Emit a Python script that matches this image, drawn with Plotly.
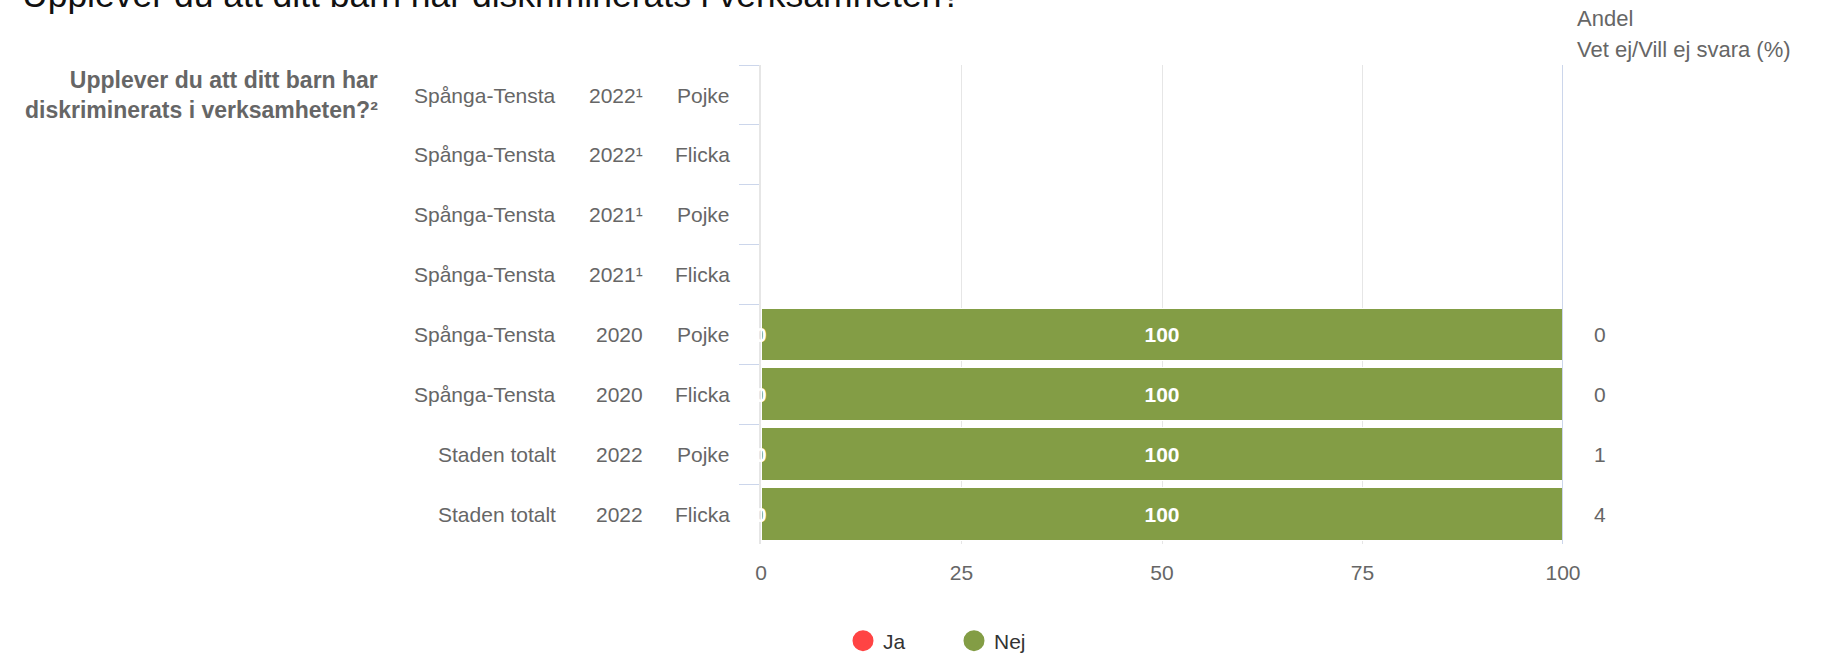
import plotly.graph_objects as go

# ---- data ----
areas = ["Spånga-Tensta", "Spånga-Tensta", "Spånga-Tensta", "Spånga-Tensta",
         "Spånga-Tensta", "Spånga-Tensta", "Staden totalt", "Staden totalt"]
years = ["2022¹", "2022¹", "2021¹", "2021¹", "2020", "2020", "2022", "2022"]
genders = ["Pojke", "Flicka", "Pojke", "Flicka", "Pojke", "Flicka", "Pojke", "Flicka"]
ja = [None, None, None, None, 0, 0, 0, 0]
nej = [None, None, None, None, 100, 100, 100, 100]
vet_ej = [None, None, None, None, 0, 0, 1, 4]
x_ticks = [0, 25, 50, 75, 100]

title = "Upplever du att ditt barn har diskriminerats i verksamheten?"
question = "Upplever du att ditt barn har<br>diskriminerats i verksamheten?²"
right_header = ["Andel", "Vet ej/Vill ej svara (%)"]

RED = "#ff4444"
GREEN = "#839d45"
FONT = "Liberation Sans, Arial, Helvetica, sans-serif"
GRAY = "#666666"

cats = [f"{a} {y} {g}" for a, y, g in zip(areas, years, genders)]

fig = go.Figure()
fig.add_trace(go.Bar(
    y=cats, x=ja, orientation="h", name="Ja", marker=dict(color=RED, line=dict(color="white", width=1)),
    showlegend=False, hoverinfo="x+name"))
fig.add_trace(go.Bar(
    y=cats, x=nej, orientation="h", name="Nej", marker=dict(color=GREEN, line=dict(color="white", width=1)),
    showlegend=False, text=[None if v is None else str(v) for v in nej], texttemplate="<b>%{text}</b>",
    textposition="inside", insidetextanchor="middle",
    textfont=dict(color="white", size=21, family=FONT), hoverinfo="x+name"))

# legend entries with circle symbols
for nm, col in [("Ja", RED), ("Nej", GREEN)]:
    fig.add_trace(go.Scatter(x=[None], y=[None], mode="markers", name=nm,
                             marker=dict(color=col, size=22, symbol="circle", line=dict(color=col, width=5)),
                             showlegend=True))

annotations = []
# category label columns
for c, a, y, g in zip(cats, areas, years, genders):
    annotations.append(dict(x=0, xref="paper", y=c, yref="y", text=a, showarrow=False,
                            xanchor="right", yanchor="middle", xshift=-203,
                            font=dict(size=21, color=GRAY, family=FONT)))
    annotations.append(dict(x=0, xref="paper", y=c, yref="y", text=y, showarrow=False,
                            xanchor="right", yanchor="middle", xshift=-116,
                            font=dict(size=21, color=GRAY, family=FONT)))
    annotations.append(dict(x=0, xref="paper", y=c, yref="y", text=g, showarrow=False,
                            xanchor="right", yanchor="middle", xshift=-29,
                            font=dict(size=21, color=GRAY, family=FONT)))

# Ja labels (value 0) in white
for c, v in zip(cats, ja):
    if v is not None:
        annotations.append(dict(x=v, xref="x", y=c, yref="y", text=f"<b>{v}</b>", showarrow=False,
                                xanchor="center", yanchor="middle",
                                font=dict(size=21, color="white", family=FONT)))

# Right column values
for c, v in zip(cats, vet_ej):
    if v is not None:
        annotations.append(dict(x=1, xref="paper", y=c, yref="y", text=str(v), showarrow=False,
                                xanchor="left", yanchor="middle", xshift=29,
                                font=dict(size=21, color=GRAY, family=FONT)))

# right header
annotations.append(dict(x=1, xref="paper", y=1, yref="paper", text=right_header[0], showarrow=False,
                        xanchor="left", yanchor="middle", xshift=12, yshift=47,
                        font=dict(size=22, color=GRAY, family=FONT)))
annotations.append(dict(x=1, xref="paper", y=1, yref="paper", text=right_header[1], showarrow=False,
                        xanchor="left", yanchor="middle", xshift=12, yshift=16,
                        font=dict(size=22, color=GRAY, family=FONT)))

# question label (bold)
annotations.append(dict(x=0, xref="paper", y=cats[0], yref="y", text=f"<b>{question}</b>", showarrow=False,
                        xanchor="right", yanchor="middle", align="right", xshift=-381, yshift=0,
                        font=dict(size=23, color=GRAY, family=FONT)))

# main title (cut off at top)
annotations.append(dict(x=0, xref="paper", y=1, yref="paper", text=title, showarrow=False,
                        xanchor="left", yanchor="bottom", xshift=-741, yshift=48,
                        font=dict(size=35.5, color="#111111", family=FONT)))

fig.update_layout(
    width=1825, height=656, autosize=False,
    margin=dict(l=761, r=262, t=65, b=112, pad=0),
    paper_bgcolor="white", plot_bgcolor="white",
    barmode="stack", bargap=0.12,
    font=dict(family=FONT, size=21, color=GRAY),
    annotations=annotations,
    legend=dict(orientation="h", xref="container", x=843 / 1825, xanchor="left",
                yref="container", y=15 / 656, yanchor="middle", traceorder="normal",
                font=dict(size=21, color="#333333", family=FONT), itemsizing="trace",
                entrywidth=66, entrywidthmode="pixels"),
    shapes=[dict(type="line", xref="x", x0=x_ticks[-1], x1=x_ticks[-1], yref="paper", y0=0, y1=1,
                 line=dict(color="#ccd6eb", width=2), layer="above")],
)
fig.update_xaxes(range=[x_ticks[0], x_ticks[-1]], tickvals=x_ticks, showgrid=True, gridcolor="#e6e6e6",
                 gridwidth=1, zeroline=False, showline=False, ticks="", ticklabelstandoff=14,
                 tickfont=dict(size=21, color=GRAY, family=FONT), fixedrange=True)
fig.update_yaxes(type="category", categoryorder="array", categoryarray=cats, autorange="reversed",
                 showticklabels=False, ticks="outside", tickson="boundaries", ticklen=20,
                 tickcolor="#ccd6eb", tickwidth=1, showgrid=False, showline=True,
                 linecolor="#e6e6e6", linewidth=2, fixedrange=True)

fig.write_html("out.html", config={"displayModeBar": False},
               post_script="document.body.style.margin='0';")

--

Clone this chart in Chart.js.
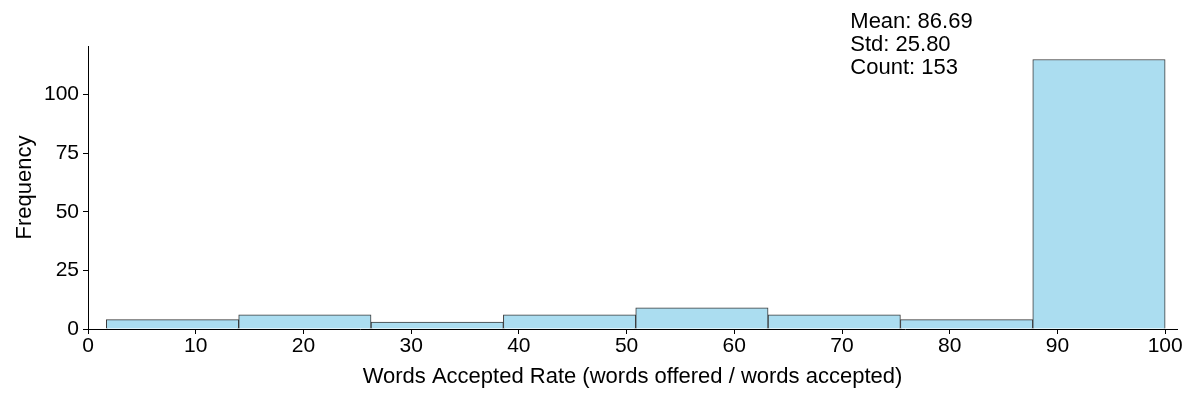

#### Task requirements
Check each line of the records above for "with", and copy those that have it.

#### Exercise response
Emit a Python script that matches this image, drawn with Plotly.
# legend entries with circle symbols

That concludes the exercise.